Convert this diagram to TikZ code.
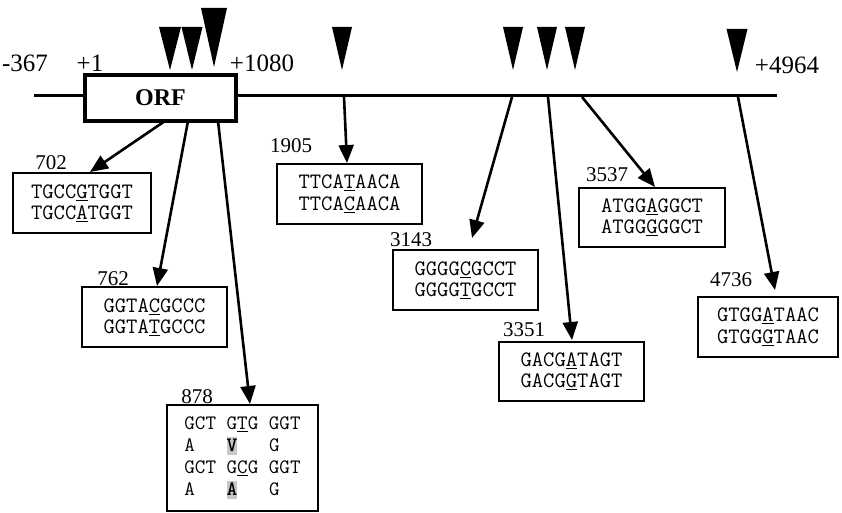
\documentclass[tikz,border=0pt]{standalone}
\usepackage{fontspec}
\setmainfont{Liberation Serif}
\usetikzlibrary{arrows.meta}
\newcommand\seqfont{\ttfamily\fontsize{22}{21.5}\selectfont}
\newcommand\smseqfont{\ttfamily\fontsize{20.5}{22}\selectfont}
\newcommand\lblfont{\fontsize{21}{21}\selectfont}
\newcommand\bigendfont{\fontsize{25}{25}\selectfont}
\newcommand\hlbox[1]{{\setlength{\fboxsep}{0pt}\colorbox{black!22}{\rule[-4pt]{0pt}{18pt}\textbf{#1}}}}
\begin{document}
\begin{tikzpicture}[x=1pt,y=-1pt,
  seqbox/.style={draw, line width=1.8pt, font=\seqfont, align=center, inner sep=0pt},
  lbl/.style={font=\lblfont, inner sep=0pt},
  endlbl/.style={font=\bigendfont, inner sep=0pt},
  conn/.style={line width=2.6pt, -{Triangle[length=18pt,width=15pt]}}]
\useasboundingbox (0,0) rectangle (842,513);
% main line
\coordinate (L) at (34,96);
\coordinate (R) at (777,96);
\draw[line width=3pt] (L) -- (R);
\node[draw, line width=3.2pt, fill=white, minimum width=151pt, minimum height=46pt,
      font=\bfseries\fontsize{24}{24}\selectfont] (orf) at (160.5,98) {ORF};
% end labels
\node[endlbl] (m367) at (25,63) {-367};
\node[endlbl] (p1) at (90,63) {+1};
\node[endlbl] (p1080) at (262,63) {+1080};
\node[endlbl] (p4964) at (787,65) {+4964};
% triangles
\foreach \x/\w/\t/\b in {170/22/27/70, 192/21/27/70, 214/26/8/67, 342/20/27/70,
  513/20/27/70, 547/20/27/70, 575/20/27/70, 737/21/29/72}
  \fill (\x-\w/2,\t) -- (\x+\w/2,\t) -- (\x,\b) -- cycle;
% boxes
\node[seqbox, minimum width=138pt, minimum height=60pt] (b702) at (82,203)
  {TGCC\underline{G}TGGT\\TGCC\underline{A}TGGT};
\node[seqbox, minimum width=145pt, minimum height=60pt] (b762) at (154.5,317)
  {GGTA\underline{C}GCCC\\GGTA\underline{T}GCCC};
\node[seqbox, minimum width=151pt, minimum height=106pt, align=left, font=\smseqfont] (b878) at (242.5,458)
  {GCT G\underline{T}G GGT\\A\ \ \ \hlbox{V}\ \ \ G\\GCT G\underline{C}G GGT\\A\ \ \ \hlbox{A}\ \ \ G};
\node[seqbox, minimum width=145pt, minimum height=60pt] (b1905) at (349.5,194)
  {TTCA\underline{T}AACA\\TTCA\underline{C}AACA};
\node[seqbox, minimum width=145pt, minimum height=60pt] (b3143) at (465.5,280)
  {GGGG\underline{C}GCCT\\GGGG\underline{T}GCCT};
\node[seqbox, minimum width=145pt, minimum height=59pt] (b3351) at (571.5,371.5)
  {GACG\underline{A}TAGT\\GACG\underline{G}TAGT};
\node[seqbox, minimum width=146pt, minimum height=59pt] (b3537) at (652,217.5)
  {ATGG\underline{A}GGCT\\ATGG\underline{G}GGCT};
\node[seqbox, minimum width=140pt, minimum height=60pt] (b4736) at (768,327)
  {GTGG\underline{A}TAAC\\GTGG\underline{G}TAAC};
% position labels
\node[lbl] (l702) at (51,163) {702};
\node[lbl] (l762) at (113,279) {762};
\node[lbl] (l878) at (197,397) {878};
\node[lbl] (l1905) at (291,146) {1905};
\node[lbl] (l3143) at (411,240) {3143};
\node[lbl] (l3351) at (524,330) {3351};
\node[lbl] (l3537) at (607,175) {3537};
\node[lbl] (l4736) at (731,280) {4736};
% connector coordinates
\coordinate (o702) at (165,121);
\coordinate (o762) at (188,121);
\coordinate (o878) at (218,121);
\coordinate (s1905) at (344,97);
\coordinate (s3143) at (512,97);
\coordinate (s3351) at (548,97);
\coordinate (s3537) at (582,97);
\coordinate (s4736) at (738,97);
\coordinate (t702) at (90,172);
\coordinate (t762) at (157,286);
\coordinate (t878) at (250,404);
\coordinate (t1905) at (347,163);
\coordinate (t3143) at (472,238);
\coordinate (t3351) at (572,340);
\coordinate (t3537) at (655,187);
\coordinate (t4736) at (775,290);
\draw[conn] (o702) -- (t702);
\draw[conn] (o762) -- (t762);
\draw[conn] (o878) -- (t878);
\draw[conn] (s1905) -- (t1905);
\draw[conn] (s3143) -- (t3143);
\draw[conn] (s3351) -- (t3351);
\draw[conn] (s3537) -- (t3537);
\draw[conn] (s4736) -- (t4736);
\end{tikzpicture}
\end{document}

-- Problem --
Each line of the data should be quoted exactly, with pictures left out.

-- Response to the exercise --
Convert this diagram to TikZ code.
\documentclass[tikz,border=0pt]{standalone}
\usepackage{fontspec}
\setmainfont{Liberation Serif}
\usetikzlibrary{arrows.meta}
\newcommand\seqfont{\ttfamily\fontsize{22}{21.5}\selectfont}
\newcommand\smseqfont{\ttfamily\fontsize{20.5}{22}\selectfont}
\newcommand\lblfont{\fontsize{21}{21}\selectfont}
\newcommand\bigendfont{\fontsize{25}{25}\selectfont}
\newcommand\hlbox[1]{{\setlength{\fboxsep}{0pt}\colorbox{black!22}{\rule[-4pt]{0pt}{18pt}\textbf{#1}}}}
\begin{document}
\begin{tikzpicture}[x=1pt,y=-1pt,
  seqbox/.style={draw, line width=1.8pt, font=\seqfont, align=center, inner sep=0pt},
  lbl/.style={font=\lblfont, inner sep=0pt},
  endlbl/.style={font=\bigendfont, inner sep=0pt},
  conn/.style={line width=2.6pt, -{Triangle[length=18pt,width=15pt]}}]
\useasboundingbox (0,0) rectangle (842,513);
% main line
\coordinate (L) at (34,96);
\coordinate (R) at (777,96);
\draw[line width=3pt] (L) -- (R);
\node[draw, line width=3.2pt, fill=white, minimum width=151pt, minimum height=46pt,
      font=\bfseries\fontsize{24}{24}\selectfont] (orf) at (160.5,98) {ORF};
% end labels
\node[endlbl] (m367) at (25,63) {-367};
\node[endlbl] (p1) at (90,63) {+1};
\node[endlbl] (p1080) at (262,63) {+1080};
\node[endlbl] (p4964) at (787,65) {+4964};
% triangles
\foreach \x/\w/\t/\b in {170/22/27/70, 192/21/27/70, 214/26/8/67, 342/20/27/70,
  513/20/27/70, 547/20/27/70, 575/20/27/70, 737/21/29/72}
  \fill (\x-\w/2,\t) -- (\x+\w/2,\t) -- (\x,\b) -- cycle;
% boxes
\node[seqbox, minimum width=138pt, minimum height=60pt] (b702) at (82,203)
  {TGCC\underline{G}TGGT\\TGCC\underline{A}TGGT};
\node[seqbox, minimum width=145pt, minimum height=60pt] (b762) at (154.5,317)
  {GGTA\underline{C}GCCC\\GGTA\underline{T}GCCC};
\node[seqbox, minimum width=151pt, minimum height=106pt, align=left, font=\smseqfont] (b878) at (242.5,458)
  {GCT G\underline{T}G GGT\\A\ \ \ \hlbox{V}\ \ \ G\\GCT G\underline{C}G GGT\\A\ \ \ \hlbox{A}\ \ \ G};
\node[seqbox, minimum width=145pt, minimum height=60pt] (b1905) at (349.5,194)
  {TTCA\underline{T}AACA\\TTCA\underline{C}AACA};
\node[seqbox, minimum width=145pt, minimum height=60pt] (b3143) at (465.5,280)
  {GGGG\underline{C}GCCT\\GGGG\underline{T}GCCT};
\node[seqbox, minimum width=145pt, minimum height=59pt] (b3351) at (571.5,371.5)
  {GACG\underline{A}TAGT\\GACG\underline{G}TAGT};
\node[seqbox, minimum width=146pt, minimum height=59pt] (b3537) at (652,217.5)
  {ATGG\underline{A}GGCT\\ATGG\underline{G}GGCT};
\node[seqbox, minimum width=140pt, minimum height=60pt] (b4736) at (768,327)
  {GTGG\underline{A}TAAC\\GTGG\underline{G}TAAC};
% position labels
\node[lbl] (l702) at (51,163) {702};
\node[lbl] (l762) at (113,279) {762};
\node[lbl] (l878) at (197,397) {878};
\node[lbl] (l1905) at (291,146) {1905};
\node[lbl] (l3143) at (411,240) {3143};
\node[lbl] (l3351) at (524,330) {3351};
\node[lbl] (l3537) at (607,175) {3537};
\node[lbl] (l4736) at (731,280) {4736};
% connector coordinates
\coordinate (o702) at (165,121);
\coordinate (o762) at (188,121);
\coordinate (o878) at (218,121);
\coordinate (s1905) at (344,97);
\coordinate (s3143) at (512,97);
\coordinate (s3351) at (548,97);
\coordinate (s3537) at (582,97);
\coordinate (s4736) at (738,97);
\coordinate (t702) at (90,172);
\coordinate (t762) at (157,286);
\coordinate (t878) at (250,404);
\coordinate (t1905) at (347,163);
\coordinate (t3143) at (472,238);
\coordinate (t3351) at (572,340);
\coordinate (t3537) at (655,187);
\coordinate (t4736) at (775,290);
\draw[conn] (o702) -- (t702);
\draw[conn] (o762) -- (t762);
\draw[conn] (o878) -- (t878);
\draw[conn] (s1905) -- (t1905);
\draw[conn] (s3143) -- (t3143);
\draw[conn] (s3351) -- (t3351);
\draw[conn] (s3537) -- (t3537);
\draw[conn] (s4736) -- (t4736);
\end{tikzpicture}
\end{document}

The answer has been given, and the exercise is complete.